Comme pour le cinéma roumain,
on ne peut pas proprement parler d’école de cinéma
mexicaine, mais on ne peut que constater les points communs de trois
réalisateurs issus de ce pays : Inarritu, Cuaron, et le petit
dernier, Rodrigo Pla. Virtuosité dans la façon de raconter
une histoire, utilisation de la lumière grise, art d’appuyer
là où le monde va mal, sans oublier un formidable sens
du spectacle : ces trois metteurs en scène sont des artistes,
et les Américains l’ont bien compris, en faisant les
yeux doux aux deux premiers. Il y a fort à parier que l’auteur
de "la Zona" se retrouve lui aussi un jour aux commandes
d’une production hollywoodienne.
C’est une sorte de film choral, avec une dizaine de personnages
vivant au sein d’une résidence privée ultra-protégée,
réagissant chacun à leur façon à l’intrusion
de trois jeunes venus de l’extérieur presque par hasard.
Anticipation pure, ou dénonciation de ce qui se fait déjà
aux Etats-Unis, ou bien encore parabole de l’accueil des immigrants,
qu’importe, car quelque soit la vision du spectateur, celui-ci
est happé dès le début par ce thriller sans temps
mort, d’une très grande force narrative, hallucinant
de froideur et d’absence de pathos. Tous les personnages sont
intéressants, absolument pas figés, tout le contraire
de clichés. La zone résidentielle, elle-même personnage
à part entière, est filmée de façon très
ambiguë, parfois paradis, parfois prison. L’inexorable
déroulement de l’histoire fascine, glace, enserre le
spectateur malgré la multiplicité des points de vue.
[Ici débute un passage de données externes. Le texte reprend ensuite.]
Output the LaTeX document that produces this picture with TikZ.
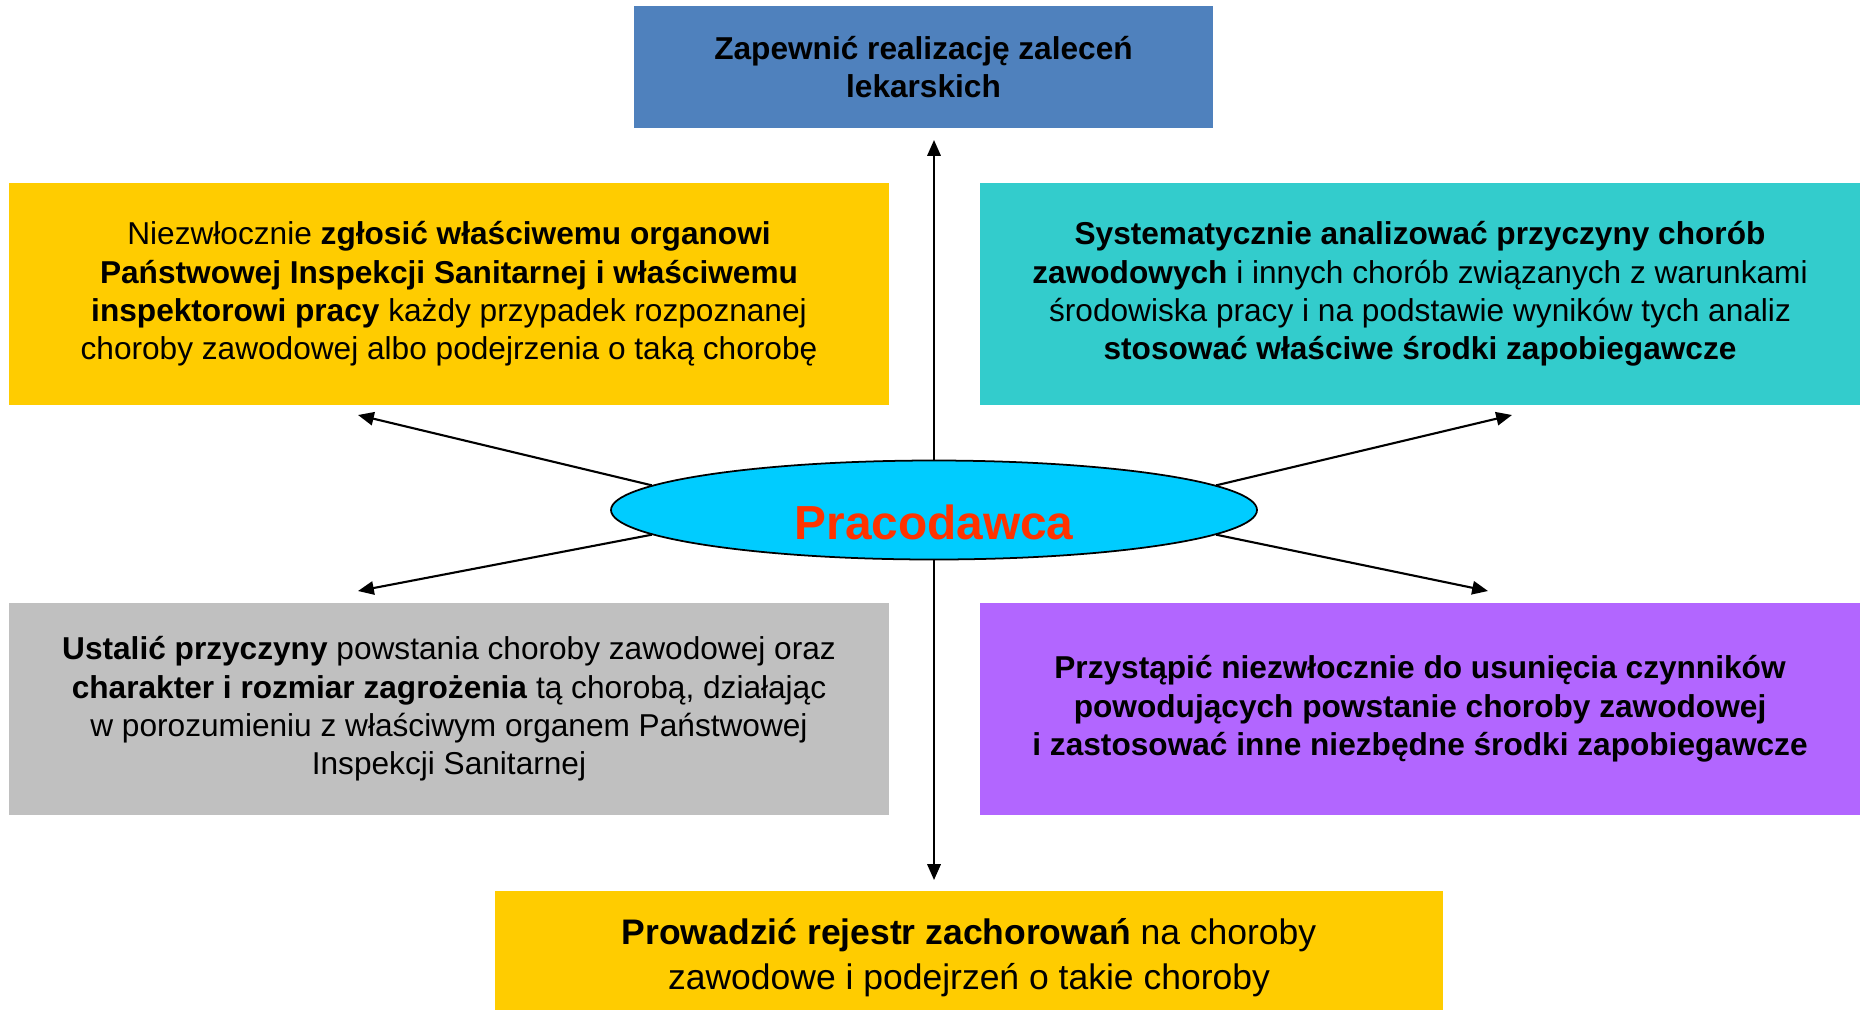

Le film fait peur, car il n’est jamais théorique, les
situations sont vécues par les personnages comme s’ils
étaient réels, pas tout à fait comme on pourrait
s’y attendre, toujours avec une part d’incertitude sur
ce qui se passera après, comme dans la vraie vie…
Bien sûr, le fond est particulièrement grave, malheureusement
clairvoyant sur l’évolution de nos sociétés
de plus en plus cloisonnées socialement, mais l’évolution
du personnage du fils du chef de la communauté peut représenter
comme une porte de sortie. En cela, le film n’est pas totalement
pessimiste. Cette échappatoire potentielle, cette raison d’espérer,
c’est aussi une marque de fabrique des trois réalisateurs
mexicains, travaillant dans le sombre mais offrant le plus souvent
la possibilité d’un jour de clarté, ce qui n’est
pas le cas pour les films roumains récents.